La Hispanidad es un concepto muy ancho, por supuesto, y aunque sin duda los conquistadores se cobijan en él, y también los inquisidores, y los dictadorzuelos de toda índole que ensucian nuestra historia, en él están presentes los mejores pensadores y poetas y luchadores por las buenas causas —la libertad, la más importante de ellas— que hemos tenido en España y en América, y los héroes civiles y anónimos que dedicaron su vida a ideales que siguen siendo actuales y admirables. Sería aberrante creer que España es sólo Franco; también lo son los millones de demócratas que sufrieron por serlo persecución, cárcel y fusilamiento, o un exilio de muchos años.


Las peores matanzas de indígenas se cometieron, en países como Chile y Argentina, después de la independencia

La Hispanidad en nuestros días es la transición pacífica que asombró al mundo por la sensatez que mostraron los dirigentes políticos de todos los partidos y tendencias y la Constitución más admirable de la historia de España que ha garantizado las instituciones democráticas y el extraordinario progreso que ha vivido el país en estos cuarenta años de libertad. Soy testigo de esto que digo. Llegué a Madrid como estudiante en agosto de 1958 y España era entonces un país subdesarrollado, con una dictadura severísima y una censura tan estricta que tenía a la sociedad como embotellada en una atmósfera de sacristía y cuartel, donde había que sintonizar todas las noches la radio francesa para enterarse de lo que estaba ocurriendo en España y en el resto del mundo. Viajar en aquellos años por ciertas regiones era encontrarse con pueblos sin hombres —se habían ido a trabajar a Europa—, de pésimas carreteras y unos niveles de pobreza que se parecían mucho a los de América Latina. La transformación de este país en pocas décadas ha sido poco menos que prodigiosa, un verdadero ejemplo para el mundo de lo que es posible hacer cuando se trabaja y se vive en libertad y se aprovechan las oportunidades que permiten el ser parte de una Europa en construcción.

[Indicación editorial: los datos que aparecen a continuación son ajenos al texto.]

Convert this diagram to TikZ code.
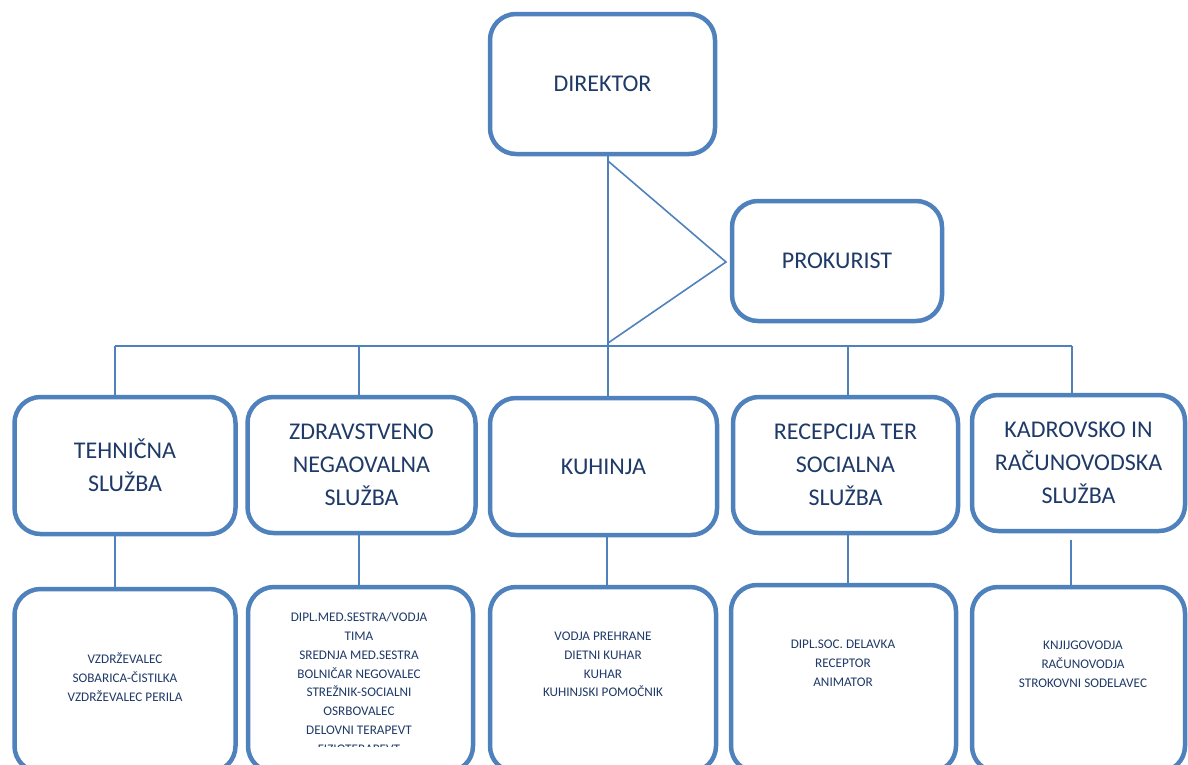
\documentclass[tikz,border=0pt]{standalone}
\usepackage{fontspec}
\setmainfont{Carlito}
\usepackage{xcolor}
\usepackage{tikz}
\definecolor{frame}{HTML}{4F81BD}
\definecolor{ink}{HTML}{1F3A68}
\tikzset{
  box/.style={draw=frame, line width=4.5pt, rounded corners=26pt, fill=white, inner sep=0pt},
  conn/.style={draw=frame, line width=1.6pt},
  head/.style={text=ink, font=\fontsize{24}{33}\selectfont, align=center},
  list/.style={text=ink, font=\fontsize{13.2}{18.8}\selectfont, align=center},
}

\begin{document}
\begin{tikzpicture}[x=1pt,y=-1pt]
  \useasboundingbox (0,0) rectangle (1188,764);
  \clip (0,0) rectangle (1188,764);

  % top of the chart
  \node[box, head, minimum width=225pt, minimum height=140pt] (dir) at (602.5,84) {DIREKTOR};
  \node[box, head, minimum width=210pt, minimum height=120pt] (prok) at (837,261) {PROKURIST};

  % services
  \node[box, head, minimum width=221pt, minimum height=137pt] (teh) at (125,465.5) {TEHNIČNA\\SLUŽBA};
  \node[box, head, minimum width=228pt, minimum height=136pt] (zdr) at (361.5,465) {ZDRAVSTVENO\\NEGAOVALNA\\SLUŽBA};
  \node[box, head, minimum width=227pt, minimum height=137pt] (kuh) at (603.5,466.5) {KUHINJA};
  \node[box, head, minimum width=225pt, minimum height=136pt] (rec) at (845.5,465) {RECEPCIJA TER\\SOCIALNA\\SLUŽBA};
  \node[box, head, minimum width=213pt, minimum height=136pt] (kad) at (1078.5,463) {KADROVSKO IN\\RAČUNOVODSKA\\SLUŽBA};

  % staff boxes, running off the page
  \node[box, minimum width=221pt, minimum height=183pt] (tehL) at (125,680.5) {};
  \node[box, minimum width=225pt, minimum height=185pt] (zdrL) at (360.5,679.5) {};
  \node[box, minimum width=226pt, minimum height=185pt] (kuhL) at (603,679.5) {};
  \node[box, minimum width=225pt, minimum height=187pt] (recL) at (843.5,678.5) {};
  \node[box, minimum width=213pt, minimum height=185pt] (kadL) at (1078.5,679.5) {};

  \node[list] (tehT) at (125,677) {VZDRŽEVALEC\\SOBARICA-ČISTILKA\\VZDRŽEVALEC PERILA};
  \begin{scope}
    \clip (250,595) rectangle (470,746);
    \node[list] (zdrT) at (359,683) {DIPL.MED.SESTRA/VODJA\\TIMA\\SREDNJA MED.SESTRA\\BOLNIČAR NEGOVALEC\\STREŽNIK-SOCIALNI\\OSRBOVALEC\\DELOVNI TERAPEVT\\FIZIOTERAPEVT};
  \end{scope}
  \node[list] (kuhT) at (603,664.5) {VODJA PREHRANE\\DIETNI KUHAR\\KUHAR\\KUHINJSKI POMOČNIK};
  \node[list] (recT) at (843,663.5) {DIPL.SOC. DELAVKA\\RECEPTOR\\ANIMATOR};
  \node[list] (kadT) at (1083,664) {KNJIJGOVODJA\\RAČUNOVODJA\\STROKOVNI SODELAVEC};

  % connectors
  \coordinate (stem) at (608,346);
  \coordinate (tip) at (726,262);
  \draw[conn] (stem |- dir.south) -- (stem |- kuh.north);
  \draw[conn] (608,161) -- (tip) -- (608,343);

  \coordinate (b1) at (115,346);
  \coordinate (b2) at (359,346);
  \coordinate (b3) at (607,346);
  \coordinate (b4) at (848,346);
  \coordinate (b5) at (1072,346);
  \coordinate (k5) at (1071,540);
  \draw[conn] (b1) -- (b5);
  \foreach \b/\up/\low in {b1/teh/tehL,b2/zdr/zdrL,b4/rec/recL}{
    \draw[conn] (\b) -- (\b |- \up.north);
    \draw[conn] (\b |- \up.south) -- (\b |- \low.north);
  }
  \draw[conn] (b3 |- kuh.south) -- (b3 |- kuhL.north);
  \draw[conn] (b5) -- (b5 |- kad.north);
  \draw[conn] (k5) -- (k5 |- kadL.north);
\end{tikzpicture}
\end{document}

En aquellos dos primeros años de mi estancia en Madrid sólo soñaba con terminar las clases en la Complutense y partir a París. Muy ingenuamente asociaba Francia con un paraíso de las letras y las artes y los debates políticos de ese elevado nivel que permitían y estimulaban una alta cultura y la libertad. Buscando eso mismo, hoy llegan a España muchos jóvenes de toda América Latina, artistas, escritores, músicos, bailarines, que vienen aquí buscando aquello que hace unas décadas buscábamos nosotros en París. El 12 de octubre celebra, no los años oscuros y la pesada tradición de censura, represiones, guerras civiles y oscurantismo, sino que la España de hoy día haya dejado atrás todo aquello y ojalá que sea para siempre. No hay razón alguna para avergonzarse de lo que representa la palabra Hispanidad, la que, dicho sea de paso, ahora rima con libertad.